• **What is required**: Nothing but the lines from the top of the data to the line holding "(0,0) rectangle (872,836);" should be printed, word for word and both ends included; leave the pictures out.
#### Dataset excerpt
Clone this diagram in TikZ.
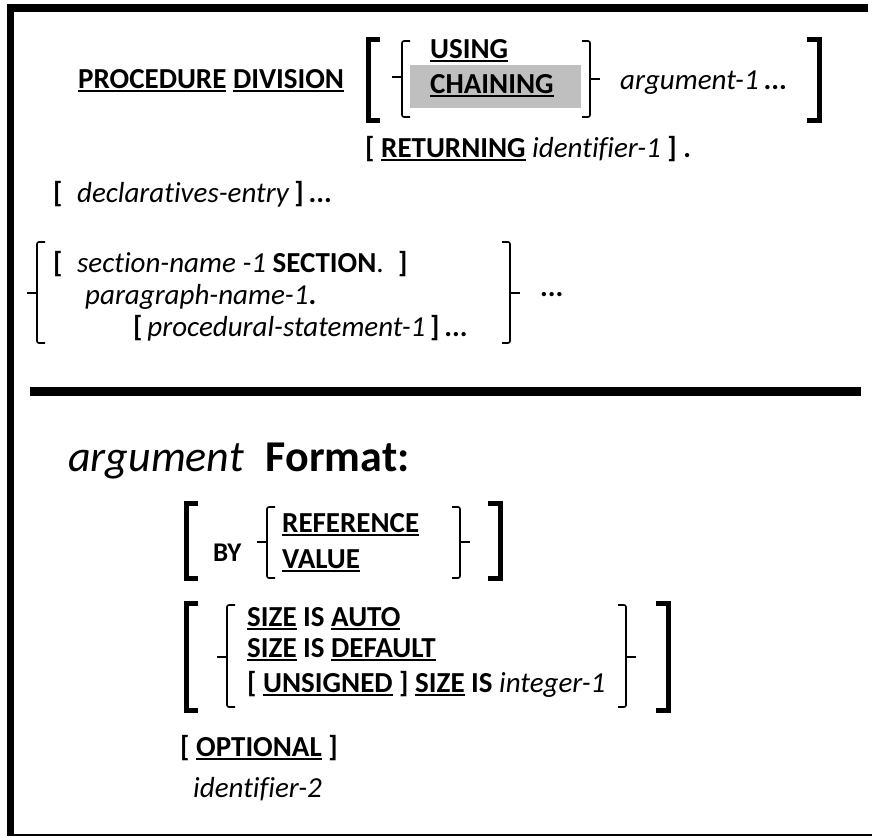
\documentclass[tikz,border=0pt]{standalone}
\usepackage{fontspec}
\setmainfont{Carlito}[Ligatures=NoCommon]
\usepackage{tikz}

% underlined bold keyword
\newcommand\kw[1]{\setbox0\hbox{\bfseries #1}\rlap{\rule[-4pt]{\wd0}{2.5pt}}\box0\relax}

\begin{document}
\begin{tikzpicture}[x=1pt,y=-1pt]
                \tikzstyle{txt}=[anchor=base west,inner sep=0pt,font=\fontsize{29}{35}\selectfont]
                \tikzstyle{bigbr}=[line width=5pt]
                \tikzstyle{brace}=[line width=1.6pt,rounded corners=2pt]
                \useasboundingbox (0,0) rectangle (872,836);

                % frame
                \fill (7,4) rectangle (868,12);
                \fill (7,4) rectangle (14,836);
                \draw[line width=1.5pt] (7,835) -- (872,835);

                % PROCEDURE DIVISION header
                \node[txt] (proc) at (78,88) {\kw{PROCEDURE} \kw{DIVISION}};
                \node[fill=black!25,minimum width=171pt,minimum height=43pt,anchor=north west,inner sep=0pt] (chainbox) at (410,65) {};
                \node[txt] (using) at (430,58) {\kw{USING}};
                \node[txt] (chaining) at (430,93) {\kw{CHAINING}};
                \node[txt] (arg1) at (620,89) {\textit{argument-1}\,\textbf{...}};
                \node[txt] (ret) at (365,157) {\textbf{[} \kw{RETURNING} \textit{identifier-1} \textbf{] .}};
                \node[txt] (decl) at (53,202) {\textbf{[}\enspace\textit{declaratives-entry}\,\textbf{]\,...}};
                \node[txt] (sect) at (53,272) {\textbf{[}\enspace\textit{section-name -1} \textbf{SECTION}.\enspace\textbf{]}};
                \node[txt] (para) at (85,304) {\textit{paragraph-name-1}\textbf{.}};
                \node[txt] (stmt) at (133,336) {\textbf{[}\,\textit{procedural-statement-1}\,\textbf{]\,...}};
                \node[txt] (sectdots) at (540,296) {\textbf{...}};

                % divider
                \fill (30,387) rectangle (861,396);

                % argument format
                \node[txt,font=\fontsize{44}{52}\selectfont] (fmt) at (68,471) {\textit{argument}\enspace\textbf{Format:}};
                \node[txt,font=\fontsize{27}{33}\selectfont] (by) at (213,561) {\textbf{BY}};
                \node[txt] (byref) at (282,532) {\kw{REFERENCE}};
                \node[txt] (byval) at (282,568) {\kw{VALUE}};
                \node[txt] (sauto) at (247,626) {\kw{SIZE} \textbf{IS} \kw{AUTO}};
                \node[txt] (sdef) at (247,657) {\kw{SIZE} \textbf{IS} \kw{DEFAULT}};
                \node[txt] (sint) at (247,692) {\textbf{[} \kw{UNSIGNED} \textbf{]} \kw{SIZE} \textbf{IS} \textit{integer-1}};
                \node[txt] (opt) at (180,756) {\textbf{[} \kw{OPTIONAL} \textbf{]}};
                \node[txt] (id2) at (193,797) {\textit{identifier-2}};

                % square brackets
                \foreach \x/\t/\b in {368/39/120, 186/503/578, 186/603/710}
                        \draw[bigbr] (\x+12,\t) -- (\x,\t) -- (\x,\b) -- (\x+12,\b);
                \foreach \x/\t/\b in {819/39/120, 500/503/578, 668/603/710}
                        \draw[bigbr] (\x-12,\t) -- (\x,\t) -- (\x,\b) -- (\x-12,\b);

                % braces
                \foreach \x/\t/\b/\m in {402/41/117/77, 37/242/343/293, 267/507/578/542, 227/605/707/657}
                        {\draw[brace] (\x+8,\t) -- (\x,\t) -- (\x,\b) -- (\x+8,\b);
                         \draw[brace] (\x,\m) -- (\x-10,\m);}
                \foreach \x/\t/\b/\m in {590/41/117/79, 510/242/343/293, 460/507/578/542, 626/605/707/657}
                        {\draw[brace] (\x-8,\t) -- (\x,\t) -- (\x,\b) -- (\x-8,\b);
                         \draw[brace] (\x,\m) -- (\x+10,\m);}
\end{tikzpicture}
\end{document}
########
• **Solution to the problem**:
Clone this diagram in TikZ.
\documentclass[tikz,border=0pt]{standalone}
\usepackage{fontspec}
\setmainfont{Carlito}[Ligatures=NoCommon]
\usepackage{tikz}

% underlined bold keyword
\newcommand\kw[1]{\setbox0\hbox{\bfseries #1}\rlap{\rule[-4pt]{\wd0}{2.5pt}}\box0\relax}

\begin{document}
\begin{tikzpicture}[x=1pt,y=-1pt]
                \tikzstyle{txt}=[anchor=base west,inner sep=0pt,font=\fontsize{29}{35}\selectfont]
                \tikzstyle{bigbr}=[line width=5pt]
                \tikzstyle{brace}=[line width=1.6pt,rounded corners=2pt]
                \useasboundingbox (0,0) rectangle (872,836);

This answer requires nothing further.